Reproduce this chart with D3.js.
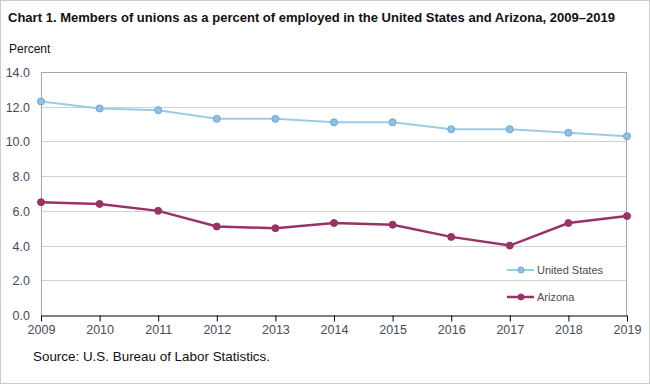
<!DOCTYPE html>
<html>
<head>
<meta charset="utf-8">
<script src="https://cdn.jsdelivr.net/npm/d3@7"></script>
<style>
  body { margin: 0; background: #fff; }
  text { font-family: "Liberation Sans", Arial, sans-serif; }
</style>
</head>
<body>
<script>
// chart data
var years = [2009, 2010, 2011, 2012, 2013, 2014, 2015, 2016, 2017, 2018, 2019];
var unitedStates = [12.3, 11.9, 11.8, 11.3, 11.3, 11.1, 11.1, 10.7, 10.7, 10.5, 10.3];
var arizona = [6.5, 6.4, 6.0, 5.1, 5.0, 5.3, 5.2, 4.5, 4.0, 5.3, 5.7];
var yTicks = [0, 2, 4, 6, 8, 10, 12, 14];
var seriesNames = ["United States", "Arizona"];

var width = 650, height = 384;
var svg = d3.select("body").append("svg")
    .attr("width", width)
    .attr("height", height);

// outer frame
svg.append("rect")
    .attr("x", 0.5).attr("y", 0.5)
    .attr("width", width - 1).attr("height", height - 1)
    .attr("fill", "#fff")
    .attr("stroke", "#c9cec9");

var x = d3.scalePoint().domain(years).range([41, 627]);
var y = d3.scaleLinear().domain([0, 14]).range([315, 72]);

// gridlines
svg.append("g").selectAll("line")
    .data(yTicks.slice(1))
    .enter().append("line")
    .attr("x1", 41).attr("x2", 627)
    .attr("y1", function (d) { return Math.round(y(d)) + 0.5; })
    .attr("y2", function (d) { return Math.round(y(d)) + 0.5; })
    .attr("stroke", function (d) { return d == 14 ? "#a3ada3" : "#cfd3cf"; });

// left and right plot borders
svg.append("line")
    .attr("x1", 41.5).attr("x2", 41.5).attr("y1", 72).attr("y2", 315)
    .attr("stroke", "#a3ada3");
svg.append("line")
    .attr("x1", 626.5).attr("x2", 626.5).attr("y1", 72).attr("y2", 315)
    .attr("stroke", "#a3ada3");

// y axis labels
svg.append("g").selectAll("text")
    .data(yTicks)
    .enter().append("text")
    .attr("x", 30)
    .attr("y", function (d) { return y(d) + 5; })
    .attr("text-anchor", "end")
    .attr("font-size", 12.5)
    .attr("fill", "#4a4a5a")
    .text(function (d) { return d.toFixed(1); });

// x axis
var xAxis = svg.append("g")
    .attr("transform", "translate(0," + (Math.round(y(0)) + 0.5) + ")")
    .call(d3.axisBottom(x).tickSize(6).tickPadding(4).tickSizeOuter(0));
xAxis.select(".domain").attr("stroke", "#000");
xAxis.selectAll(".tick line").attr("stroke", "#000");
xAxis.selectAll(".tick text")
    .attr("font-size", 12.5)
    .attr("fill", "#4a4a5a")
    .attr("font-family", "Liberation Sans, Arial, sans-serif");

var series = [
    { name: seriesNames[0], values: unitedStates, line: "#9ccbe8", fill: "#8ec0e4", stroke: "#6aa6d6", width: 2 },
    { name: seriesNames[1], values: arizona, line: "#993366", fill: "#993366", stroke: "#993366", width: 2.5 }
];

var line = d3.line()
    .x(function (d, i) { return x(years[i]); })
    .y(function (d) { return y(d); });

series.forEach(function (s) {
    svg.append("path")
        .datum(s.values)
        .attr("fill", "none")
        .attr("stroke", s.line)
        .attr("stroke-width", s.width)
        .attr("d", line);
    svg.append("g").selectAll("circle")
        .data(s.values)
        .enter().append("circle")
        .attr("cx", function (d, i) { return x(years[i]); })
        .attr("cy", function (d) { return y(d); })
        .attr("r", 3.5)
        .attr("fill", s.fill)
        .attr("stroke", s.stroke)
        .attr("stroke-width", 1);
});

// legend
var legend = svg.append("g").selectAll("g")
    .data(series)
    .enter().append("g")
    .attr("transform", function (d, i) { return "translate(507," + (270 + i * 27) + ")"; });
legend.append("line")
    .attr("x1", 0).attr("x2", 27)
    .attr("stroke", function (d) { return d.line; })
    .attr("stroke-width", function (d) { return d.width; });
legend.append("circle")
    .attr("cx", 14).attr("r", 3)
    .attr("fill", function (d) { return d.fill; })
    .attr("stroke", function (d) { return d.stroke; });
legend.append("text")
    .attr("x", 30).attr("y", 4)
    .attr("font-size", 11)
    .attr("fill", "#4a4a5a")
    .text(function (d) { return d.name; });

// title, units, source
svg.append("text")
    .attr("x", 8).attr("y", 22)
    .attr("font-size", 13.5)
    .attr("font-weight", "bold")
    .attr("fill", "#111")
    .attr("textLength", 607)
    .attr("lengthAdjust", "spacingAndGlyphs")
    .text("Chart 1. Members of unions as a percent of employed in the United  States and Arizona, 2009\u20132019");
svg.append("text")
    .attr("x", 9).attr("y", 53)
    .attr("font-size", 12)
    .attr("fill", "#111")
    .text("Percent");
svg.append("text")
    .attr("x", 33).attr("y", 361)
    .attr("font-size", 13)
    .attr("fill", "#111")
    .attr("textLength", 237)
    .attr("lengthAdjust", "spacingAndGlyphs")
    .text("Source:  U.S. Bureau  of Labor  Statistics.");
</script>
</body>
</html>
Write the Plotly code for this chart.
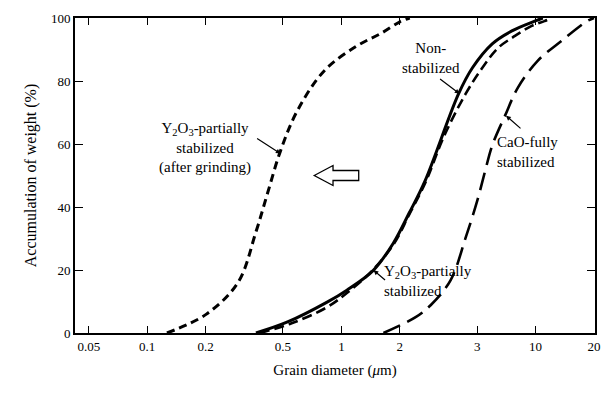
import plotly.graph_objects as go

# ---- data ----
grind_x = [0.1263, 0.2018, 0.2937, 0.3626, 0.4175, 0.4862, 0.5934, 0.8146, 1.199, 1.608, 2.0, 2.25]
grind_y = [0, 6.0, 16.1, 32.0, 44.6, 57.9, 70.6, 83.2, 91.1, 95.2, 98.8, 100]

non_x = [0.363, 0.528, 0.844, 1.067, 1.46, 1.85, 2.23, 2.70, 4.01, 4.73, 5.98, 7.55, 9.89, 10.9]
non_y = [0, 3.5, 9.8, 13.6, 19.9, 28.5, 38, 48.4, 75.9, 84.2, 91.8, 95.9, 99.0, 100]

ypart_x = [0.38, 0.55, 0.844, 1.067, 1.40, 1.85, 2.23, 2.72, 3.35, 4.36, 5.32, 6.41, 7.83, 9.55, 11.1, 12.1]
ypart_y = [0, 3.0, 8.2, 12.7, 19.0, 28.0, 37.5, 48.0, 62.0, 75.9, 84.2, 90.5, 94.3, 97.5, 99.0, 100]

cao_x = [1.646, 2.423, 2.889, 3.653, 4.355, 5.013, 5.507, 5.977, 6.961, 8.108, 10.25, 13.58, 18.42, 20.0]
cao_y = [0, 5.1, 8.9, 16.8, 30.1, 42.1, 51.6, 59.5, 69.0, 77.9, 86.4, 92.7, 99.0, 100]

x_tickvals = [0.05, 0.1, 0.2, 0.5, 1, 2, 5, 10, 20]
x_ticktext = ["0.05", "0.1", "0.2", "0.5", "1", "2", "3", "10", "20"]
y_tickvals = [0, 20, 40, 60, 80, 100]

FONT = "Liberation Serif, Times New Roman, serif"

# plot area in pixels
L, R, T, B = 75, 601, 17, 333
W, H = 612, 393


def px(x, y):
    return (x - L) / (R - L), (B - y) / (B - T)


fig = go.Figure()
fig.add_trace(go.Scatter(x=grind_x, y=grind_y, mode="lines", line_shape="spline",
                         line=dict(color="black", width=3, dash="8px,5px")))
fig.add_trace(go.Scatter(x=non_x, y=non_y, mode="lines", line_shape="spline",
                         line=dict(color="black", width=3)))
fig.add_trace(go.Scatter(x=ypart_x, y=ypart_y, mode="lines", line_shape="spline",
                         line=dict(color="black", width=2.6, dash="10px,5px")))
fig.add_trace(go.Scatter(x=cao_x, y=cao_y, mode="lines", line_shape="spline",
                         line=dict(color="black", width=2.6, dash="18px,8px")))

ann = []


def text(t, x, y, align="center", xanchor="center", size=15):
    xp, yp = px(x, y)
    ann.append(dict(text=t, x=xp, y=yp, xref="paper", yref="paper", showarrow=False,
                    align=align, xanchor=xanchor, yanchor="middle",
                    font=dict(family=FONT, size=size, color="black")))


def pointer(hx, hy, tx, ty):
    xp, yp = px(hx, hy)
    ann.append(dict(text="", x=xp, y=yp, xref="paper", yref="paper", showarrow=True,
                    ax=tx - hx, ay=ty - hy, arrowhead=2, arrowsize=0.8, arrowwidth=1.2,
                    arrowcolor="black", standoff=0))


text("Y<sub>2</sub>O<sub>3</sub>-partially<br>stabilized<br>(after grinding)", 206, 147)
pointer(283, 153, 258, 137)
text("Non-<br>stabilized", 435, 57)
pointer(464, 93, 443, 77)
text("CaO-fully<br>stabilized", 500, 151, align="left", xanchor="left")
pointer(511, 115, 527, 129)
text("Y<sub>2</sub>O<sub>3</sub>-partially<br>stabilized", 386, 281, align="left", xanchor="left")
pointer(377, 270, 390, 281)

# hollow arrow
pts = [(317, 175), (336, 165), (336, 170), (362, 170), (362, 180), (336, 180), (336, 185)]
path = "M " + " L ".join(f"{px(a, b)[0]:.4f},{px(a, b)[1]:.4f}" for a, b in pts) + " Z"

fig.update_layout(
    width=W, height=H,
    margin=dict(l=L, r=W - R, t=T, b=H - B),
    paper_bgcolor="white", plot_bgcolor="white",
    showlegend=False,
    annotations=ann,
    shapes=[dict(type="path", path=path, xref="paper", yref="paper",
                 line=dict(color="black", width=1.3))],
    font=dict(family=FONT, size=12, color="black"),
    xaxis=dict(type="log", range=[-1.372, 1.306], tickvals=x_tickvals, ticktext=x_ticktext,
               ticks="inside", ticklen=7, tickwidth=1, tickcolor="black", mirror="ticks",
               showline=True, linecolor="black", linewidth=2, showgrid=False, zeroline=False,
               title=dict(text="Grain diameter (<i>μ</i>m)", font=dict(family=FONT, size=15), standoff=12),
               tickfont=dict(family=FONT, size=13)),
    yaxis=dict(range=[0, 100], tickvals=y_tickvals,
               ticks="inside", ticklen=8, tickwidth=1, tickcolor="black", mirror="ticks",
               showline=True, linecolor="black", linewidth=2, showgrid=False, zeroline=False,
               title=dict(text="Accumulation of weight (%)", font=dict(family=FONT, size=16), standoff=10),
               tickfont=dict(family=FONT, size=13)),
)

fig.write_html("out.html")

┄┄┄┄┄┄┄┄┄┄┄┄┄┄┄┄┄┄┄┄

■ **Problem to work on**: Leave out the pictures and repeat the lines from the start of the material through the line with "var y = d3.scaleLinear().domain([0, 14]).range([315, 72]);", inclusive.

■ **Solution to this task**:
Reproduce this chart with D3.js.
<!DOCTYPE html>
<html>
<head>
<meta charset="utf-8">
<script src="https://cdn.jsdelivr.net/npm/d3@7"></script>
<style>
  body { margin: 0; background: #fff; }
  text { font-family: "Liberation Sans", Arial, sans-serif; }
</style>
</head>
<body>
<script>
// chart data
var years = [2009, 2010, 2011, 2012, 2013, 2014, 2015, 2016, 2017, 2018, 2019];
var unitedStates = [12.3, 11.9, 11.8, 11.3, 11.3, 11.1, 11.1, 10.7, 10.7, 10.5, 10.3];
var arizona = [6.5, 6.4, 6.0, 5.1, 5.0, 5.3, 5.2, 4.5, 4.0, 5.3, 5.7];
var yTicks = [0, 2, 4, 6, 8, 10, 12, 14];
var seriesNames = ["United States", "Arizona"];

var width = 650, height = 384;
var svg = d3.select("body").append("svg")
    .attr("width", width)
    .attr("height", height);

// outer frame
svg.append("rect")
    .attr("x", 0.5).attr("y", 0.5)
    .attr("width", width - 1).attr("height", height - 1)
    .attr("fill", "#fff")
    .attr("stroke", "#c9cec9");

var x = d3.scalePoint().domain(years).range([41, 627]);
var y = d3.scaleLinear().domain([0, 14]).range([315, 72]);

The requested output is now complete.